Date of Award

8-2009

Degree Type

Dissertation

Degree Name

Doctor of Philosophy

Major

Social Work

Major Professor

William Nugent

Committee Members

Karen Sowers, John Wodarski, Barbara Thayer-Bacon

Abstract

This simple interrupted time-series quasi-experimental study examined the effectiveness of a restraint reduction policy implemented in order to reduce the use of physical restraint in a residential treatment facility for children in the southeastern United States. Aggregate data on monthly physical restraint episodes from the agency were analyzed over a period of 4 years. A 22-month period was used as the baseline and the succeeding 26 months- when the restraint reduction policy was implemented- was the intervention phase.
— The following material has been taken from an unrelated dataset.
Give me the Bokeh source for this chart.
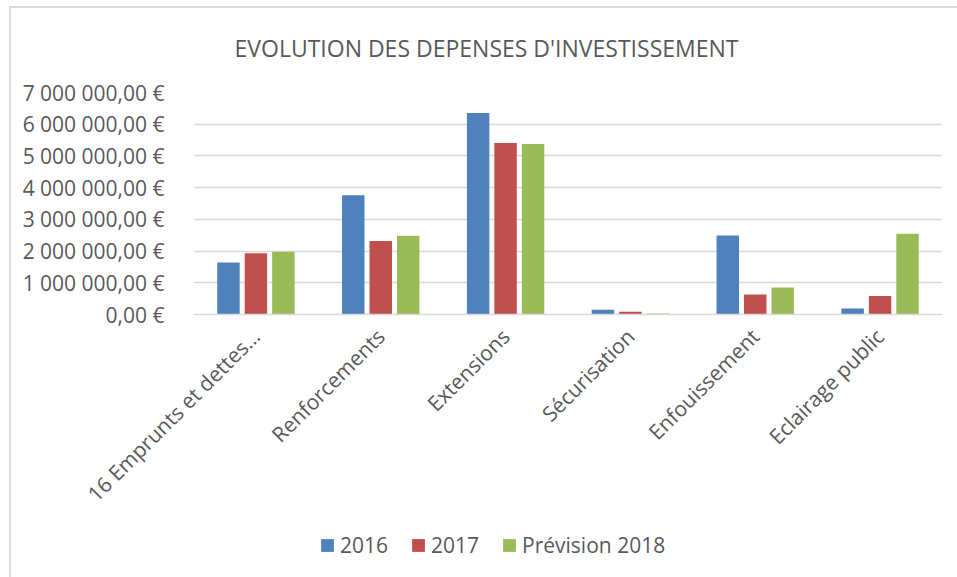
import math
from bokeh.plotting import figure
from bokeh.layouts import column
from bokeh.models import (FactorRange, Range1d, FixedTicker, Legend, LegendItem,
                          ColumnDataSource)
from bokeh.transform import dodge
from bokeh.embed import file_html
from bokeh.resources import INLINE

# ---- data ----
categories = ["16 Emprunts et dettes…", "Renforcements", "Extensions",
              "Sécurisation", "Enfouissement", "Eclairage public"]
v2016 = [1640000, 3760000, 6350000, 147000, 2490000, 190000]
v2017 = [1930000, 2320000, 5410000, 84000, 630000, 580000]
v2018 = [1980000, 2480000, 5380000, 30000, 850000, 2550000]
series_names = ["2016", "2017", "Prévision 2018"]
tick_values = [0, 1000000, 2000000, 3000000, 4000000, 5000000, 6000000, 7000000]
tick_labels = ["0,00 €", "1 000 000,00 €", "2 000 000,00 €", "3 000 000,00 €",
               "4 000 000,00 €", "5 000 000,00 €", "6 000 000,00 €", "7 000 000,00 €"]
title_text = "EVOLUTION DES DEPENSES D'INVESTISSEMENT"

colors = ["#4F81BD", "#C0504D", "#9BBB59"]
FONT = "Open Sans"
TXT = "#595959"

src = ColumnDataSource(dict(cat=categories, s0=v2016, s1=v2017, s2=v2018))

# ---- main chart ----
p = figure(x_range=FactorRange(*categories), y_range=Range1d(0, 7000000),
           width=957, height=525, output_backend="svg", toolbar_location=None,
           min_border_left=193, min_border_right=15, min_border_top=92,
           min_border_bottom=211, title=title_text)

p.title.text_font = FONT
p.title.text_font_size = "23px"
p.title.text_font_style = "normal"
p.title.text_color = TXT
p.title.align = "left"
p.title.offset = 41
p.title.standoff = 57

p.outline_line_color = None
p.background_fill_color = "white"
p.border_fill_color = None

renderers = []
offsets = [-0.22, 0.0, 0.22]
for i, (key, col) in enumerate(zip(["s0", "s1", "s2"], colors)):
    r = p.vbar(x=dodge("cat", offsets[i], range=p.x_range), top=key, width=0.18,
               source=src, fill_color=col, line_color=None)
    renderers.append(r)

p.yaxis.ticker = FixedTicker(ticks=tick_values)
p.yaxis.major_label_overrides = {v: t for v, t in zip(tick_values, tick_labels)}
p.yaxis.axis_line_color = None
p.yaxis.major_tick_line_color = None
p.yaxis.minor_tick_line_color = None
p.yaxis.major_label_standoff = 23
p.yaxis.major_label_text_font = FONT
p.yaxis.major_label_text_font_size = "21px"
p.yaxis.major_label_text_color = TXT

p.xaxis.axis_line_color = "#D9D9D9"
p.xaxis.axis_line_width = 1.5
p.xaxis.major_tick_line_color = None
p.xaxis.minor_tick_line_color = None
p.xaxis.major_label_orientation = math.pi / 4
p.xaxis.major_label_standoff = 12
p.xaxis.major_label_text_font = FONT
p.xaxis.major_label_text_font_size = "21px"
p.xaxis.major_label_text_color = TXT

p.xgrid.grid_line_color = None
p.ygrid.grid_line_color = "#D9D9D9"
p.ygrid.grid_line_width = 1.5

# ---- legend strip under the chart (its frame is aligned with the chart's frame) ----
leg = figure(width=957, height=52, output_backend="svg", toolbar_location=None,
             x_range=Range1d(0, 1), y_range=Range1d(0, 1),
             x_axis_location=None, y_axis_location=None, min_border=0)
leg.grid.visible = False
leg.outline_line_color = None
leg.background_fill_color = None
leg.border_fill_color = None
# zero-size swatch renderers outside the range; only their legend entries show
swatches = [leg.vbar(x=[-5], top=[-5], bottom=[-5], width=0.0, fill_color=c, line_color=None)
            for c in colors]

legend = Legend(items=[LegendItem(label=n, renderers=[r]) for n, r in zip(series_names, swatches)],
                orientation="horizontal", location=(126, 18))
legend.label_text_font = FONT
legend.label_text_font_size = "21px"
legend.label_text_color = TXT
legend.glyph_width = 16
legend.glyph_height = 16
legend.label_standoff = 5
legend.spacing = 22
legend.padding = 0
legend.margin = 0
legend.border_line_color = None
legend.background_fill_alpha = 0
leg.add_layout(legend)

layout = column(p, leg, spacing=0, styles={
    "background": ("linear-gradient(#D9D9D9, #D9D9D9) 9px 6px / 2px 100% no-repeat, "
                   "linear-gradient(#D9D9D9, #D9D9D9) 9px 6px / 100% 2px no-repeat, #FFFFFF")})

open("out.html", "w").write(file_html(layout, INLINE))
A regular regression model, estimated using ordinary least squares (OLS), modeled the effect of the policy change, and autoregressive integrated moving average (ARIMA) models were used to represent the autocorrelation structure of the residuals from the regression model, in the data analysis.
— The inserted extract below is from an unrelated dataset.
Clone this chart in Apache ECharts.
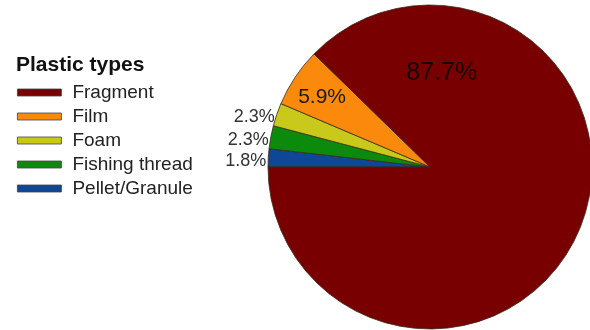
<!DOCTYPE html>
<html>
<head>
<meta charset="utf-8">
<script src="https://cdn.jsdelivr.net/npm/echarts@6/dist/echarts.min.js"></script>
<style>
  html, body { margin: 0; padding: 0; background: #ffffff; }
  #chart { width: 590px; height: 330px; }
</style>
</head>
<body>
<div id="chart"></div>
<script>
// Plastic types, in drawing order (clockwise from 9 o'clock)
const categories = ['Pellet/Granule', 'Fishing thread', 'Foam', 'Film', 'Fragment'];
const shares = [1.8, 2.3, 2.3, 5.9, 87.7];
const legendOrder = ['Fragment', 'Film', 'Foam', 'Fishing thread', 'Pellet/Granule'];

const palette = {
  'Fragment': '#780000',
  'Film': '#fb8a0c',
  'Foam': '#c9c91c',
  'Fishing thread': '#0c8a0c',
  'Pellet/Granule': '#0d4795'
};

const FONT = 'Arial, "Liberation Sans", sans-serif';

// Label placement per slice: big slices inside, thin slices outside on the left
const outerLabel = { position: 'outside', fontSize: 18, color: '#333333', distanceToLabelLine: 3, offset: [1, 3] };
const labelStyle = {
  'Fragment': { position: 'inside', fontSize: 25, color: '#1a0505', offset: [-66, -126] },
  'Film': { position: 'inside', fontSize: 21, color: '#1a1a1a', offset: [-38, -23] },
  'Foam': outerLabel,
  'Fishing thread': outerLabel,
  'Pellet/Granule': outerLabel
};

const pieData = categories.map((name, i) => ({
  name: name,
  value: shares[i],
  itemStyle: { color: palette[name] },
  label: Object.assign({ fontFamily: FONT }, labelStyle[name]),
  labelLine: { show: false, length: 0, length2: 0 }
}));

const chart = echarts.init(document.getElementById('chart'), null, { renderer: 'canvas' });

chart.setOption({
  backgroundColor: '#ffffff',
  animation: false,
  title: {
    text: 'Plastic types',
    left: 16,
    top: 55,
    padding: 0,
    textStyle: { fontFamily: FONT, fontSize: 21, fontWeight: 'bold', color: '#111111' }
  },
  legend: {
    orient: 'vertical',
    left: 17,
    top: 83,
    padding: 0,
    itemWidth: 44,
    itemHeight: 7,
    itemGap: 5,
    icon: 'rect',
    data: legendOrder,
    itemStyle: { borderColor: '#444444', borderWidth: 0.8 },
    textStyle: { fontFamily: FONT, fontSize: 19, color: '#222222', lineHeight: 19, padding: [0, 0, 0, 6] }
  },
  series: [{
    type: 'pie',
    center: [430, 167],
    radius: 162,
    startAngle: 180,
    clockwise: true,
    avoidLabelOverlap: false,
    silent: true,
    itemStyle: { borderColor: '#3a2a1a', borderWidth: 0.8 },
    label: {
      show: true,
      formatter: p => p.value.toFixed(1) + '%'
    },
    data: pieData
  }]
});
</script>
</body>
</html>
Two ARIMA models, an ARIMA (1,0,0) and an ARIMA (0,0,1), were used to model the autocorrelation structure of the residuals from the OLS regression. The convergence of findings from these models suggested that the results of the analysis of the time-series data from this study were robust in a statistical sense because both models led to the same conclusion. There was a statistically significant decrease of about 1 restraint per child each month when the new policy of verbal de-escalation was implemented during the treatment phase. The rate of physical restraint was reduced by 70% with the implementation of the restraint reduction policy in both models. Although a significant reduction in the rate of physical restraints was associated with the implementation of the restraint reduction policy, interrupted time-series designs such as that used in this study are not strong enough for making cause-effect inferences.